Big Brother 15 and its controversy
The one phrase Big Brother host Julie Chen is most known for is “But, first!” Her second-most repeated phrase is “expect the unexpected” as she tells each year’s Big Brother houseguests. This year, that phrase might be better directed at herself, the viewers and anyone else paying attention as Big Brother is both taking and giving a lesson in social self-awareness – how one acts in public and the resulting consequences.
Big Brother is one of the longest running reality television shows that still remains quite popular as it enters its 15th season. The show typically follows the same pattern year after year as the houseguests familiarize themselves with the game and their surroundings, including each other. This year has been different as, less than a week into the game, the houseguests have drawn a vastly different kind of attention from any the show has received before. Several of the houseguests have made openly racist and discriminatory remarks toward others in the game, prompting criticism and outrage from fans and viewers. Much of the negative attention has been directed at Aaryn, a 22-year-old college student from Texas but since her comments, other houseguests have joined in. Unbeknownst to Aaryn, along with GinaMarie and allegedly Spencer, they no longer have jobs waiting for them when they finish the game.
While I obviously don’t condone racism in any way, my thoughts are that not all of the people spewing these remarks actually feel this way but rather are joining in because that’s what the social dynamic has become within the house.
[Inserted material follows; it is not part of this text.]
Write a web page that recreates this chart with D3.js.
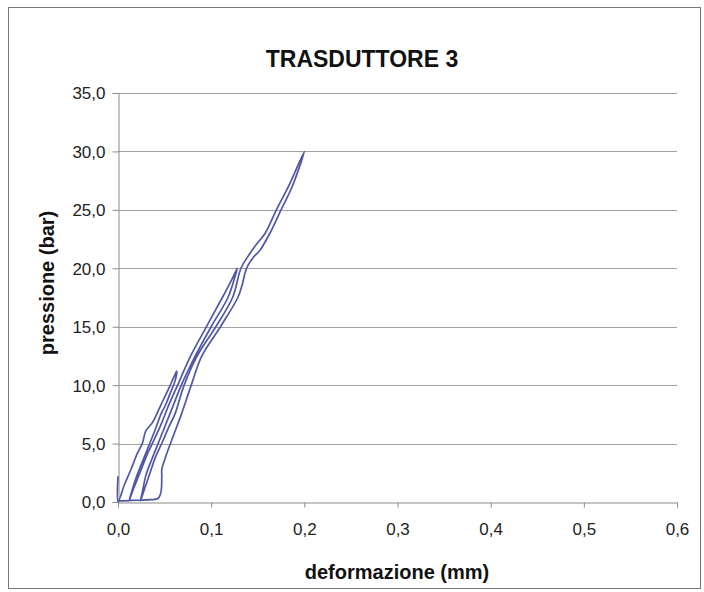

A form of “groupthink”; the culture within the walls; that sort of thing. Remember, these people are completely cut off from the outside world except for any interaction they may have with the show’s producers. That means that they aren’t aware of the reactions and outrage currently surrounding the show and have no one (other than the producers) to tell them to knock it off. There’s no internet or no other people for them to refer to to be reminded that, ‘hey, you don’t need to say these things just because other people are.’ There’s no break from the exposure of these people who have now become the baseline for how to act in order to be accepted by everyone else which will ultimately lead to a game win. Therefore, a level of social acceptance has been created and unfortunately, it’s pretty ugly. It’s also likely that, unless there’s outside intervention, until whoever is seen as “the ringleader” is voted off, we’re going to see a lot more ugly.
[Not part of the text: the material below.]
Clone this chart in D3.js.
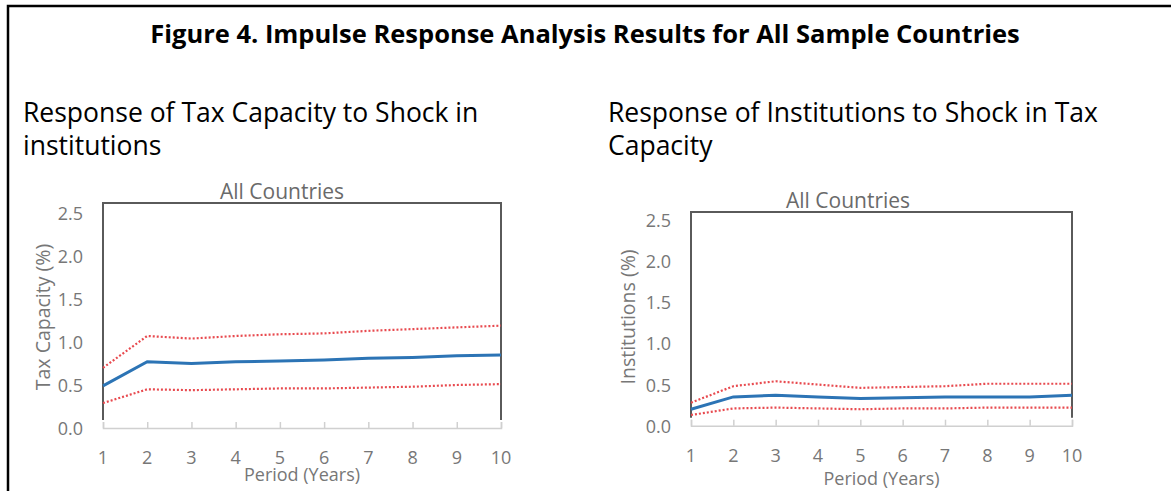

Many people demanded that CBS air the comments, as they should show the true nature of the people in the house, which they did. Others insist that the offending players be removed from the show, while some have announced they are no longer watching.
I don’t think they should be removed.
Removing them is avoiding the problem. This particular situation and those similar to it make us uncomfortable because we are being forced to acknowledge that these remarks are real. As a society, we try to shade ourselves from this type of racism unless it’s purposely central in a movie or story that focuses on it as a negative. But rarely are we faced with actual situations of actual people saying actually racist comments in a somewhat natural environment.
We should be uncomfortable. And we are. And that’s a good thing.
When these people return to the real world, they’ll be faced with the consequences, some of which we’ve already been made aware of. We might not be able to see the full extent of how their remarks will affect them but the amount of people angered over them is a good indication of what may be to come. Big Brother may not be the type of show that has wide viewership or is respected in the grand scheme of things, but the response to what is happening on the show is encouraging to me that racist, homophobic and misogynistic are not welcome in today’s world.